A typical day during busy season as an Associate
- Wake up at 7.30am. In the correct order: shower, iron shirt/change, cereal/porridge for breakfast, coffee. Out by 8.15am.
- Take the London Underground to get to the client's. Door to door it takes me around 40 minutes to get there. Arrive at 8.55am.
- 8.55am to 9.15am - check and respond to any overnight/early morning e-mails.
- 9.15am to 12.15pm - first session of intense audit work. This involves reconciling client data in the auditor's room, investigating differences and sitting down with the client to understand what they have done. Also little administrative tasks that the Senior Associates and Managers palm off to the Associates, such as printing. I might have a 5-10 minute coffee/toilet break every 1 to 1.5 hours.
- 12.15pm to 12.55pm - Lunch. Roughly 3 out of 5 times per week at my desk. The standard firm policy is to have a one hour lunch break, but realistically during busy season you'll only take 20 to 30 minutes for lunch and typically at your desk. I like to enjoy my lunch a bit, so I stretch it to 40 minutes. The Seniors only get annoyed if you're taking the full hour.
- 12.55pm to 1.05pm - Post lunch coffee/toilet break.
- 1.05pm to 4pm - The cycle begins again. Reconciling client data, investigating differences, sitting down with the client to understand what they have done. In addition to those little administrative tasks. Little breaks every 1 to 1.5 hours.
- 4pm to 4.30pm - Team catch up a.k.a 'stock take'. The entire audit team has a meeting to discuss how much progress we have made. How many investigation files we have knocked off (there are hundreds of these per client - each of these can take as little as an hour to complete, or as much as a whole week).
- 4.30pm to 7.30pm - Resume auditing. One of the associates is designated as the person who orders dinner for the team.
- 7.30pm to 8.00pm - Food arrives. We eat together in the client's canteen, away from the audit room and away from our client.
- 8.00pm to 9.00pm - Resume auditing.
- 9.00pm to 10.30pm - I actually finish the work I was set, or all I am doing now is waiting for the client to deliver stuff. But it's not far off the reporting deadline, so you're sort of required to let the team know that you have capacity. I take on another associate's work and help out until 10pm. Everyone else is still in the office so you can't leave before 10.

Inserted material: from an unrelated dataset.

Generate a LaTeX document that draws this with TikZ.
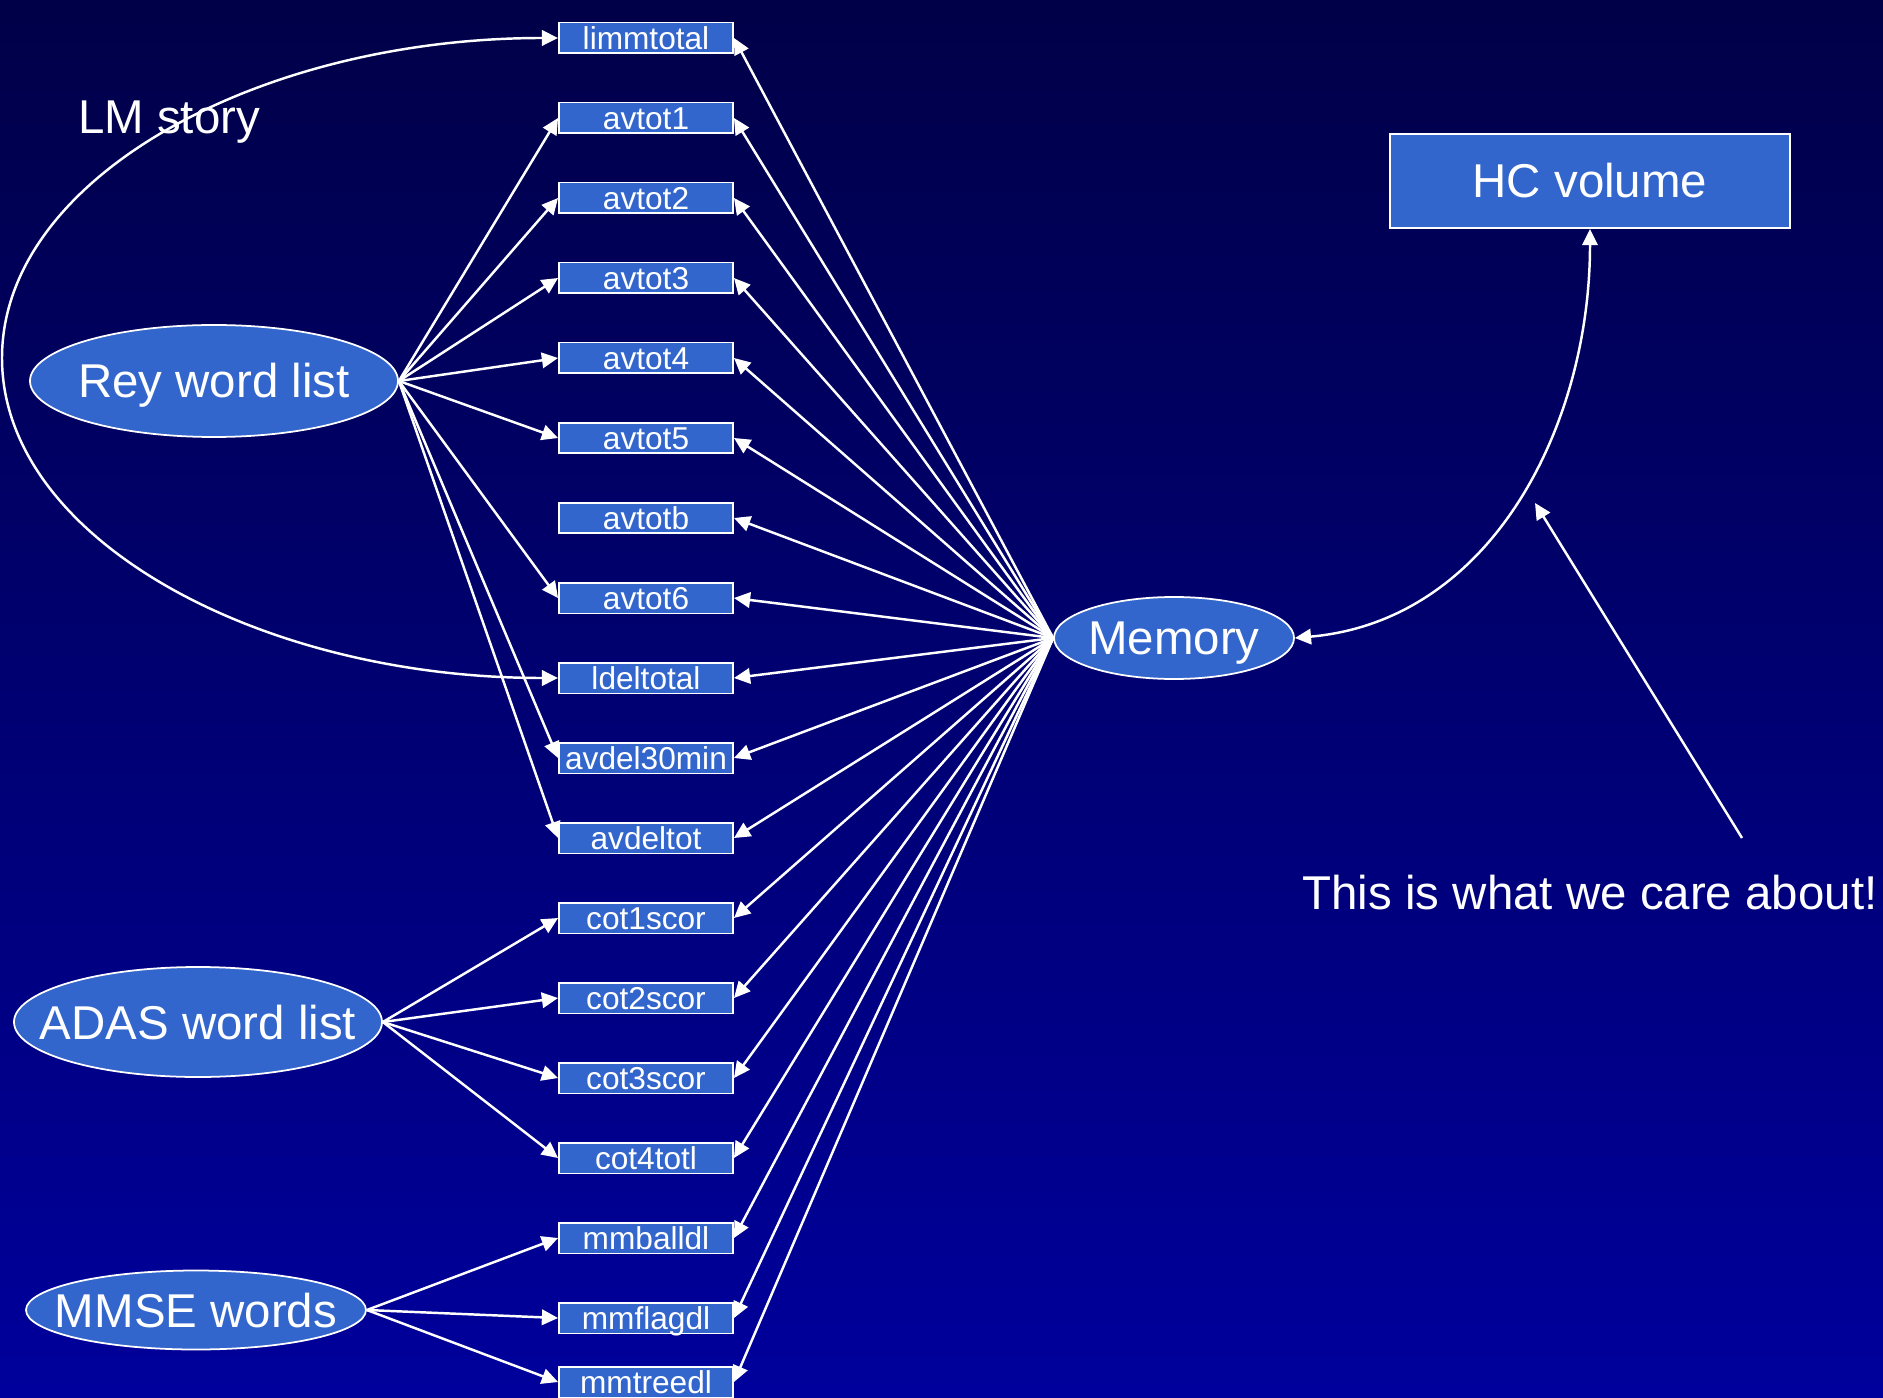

- 10.30pm - I'm out. Shortly prior to 10pm I call a cab.
- 10.55pm - Arrive home. I have roughly 1.5 hours to chill before I hit the sack (cook dinner, eat dinner, watch a bit of tv/play xbox/read a book). This gives me 7 hours of sleep.
Happy to respond to any PMs regarding Big 4 life!
It was an interesting read but he's London FS, it's part of the territory. I'm in the regions (3 years in) and I've not stayed past 8:30pm, and that's a rarity, 7:30pm is more ''i'm staying late'', 6:30pm is probably regular leaving time. Not to discredit him but it's not as difficult as people make out. It might depend on which Big 4 Firm he worked for as well.
What sort of training do the big 4 provide to new recruits? Really hope there is opportunity to work with more cutting-edge technology.
Also, am really scared about working hours during busy season as there's one weekend day a week I cannot work under any circumstances due to family reasons. Is it realistic to expect that the firm will accommodate this, especially seeing as much of the work in assurance takes place at client sites etc?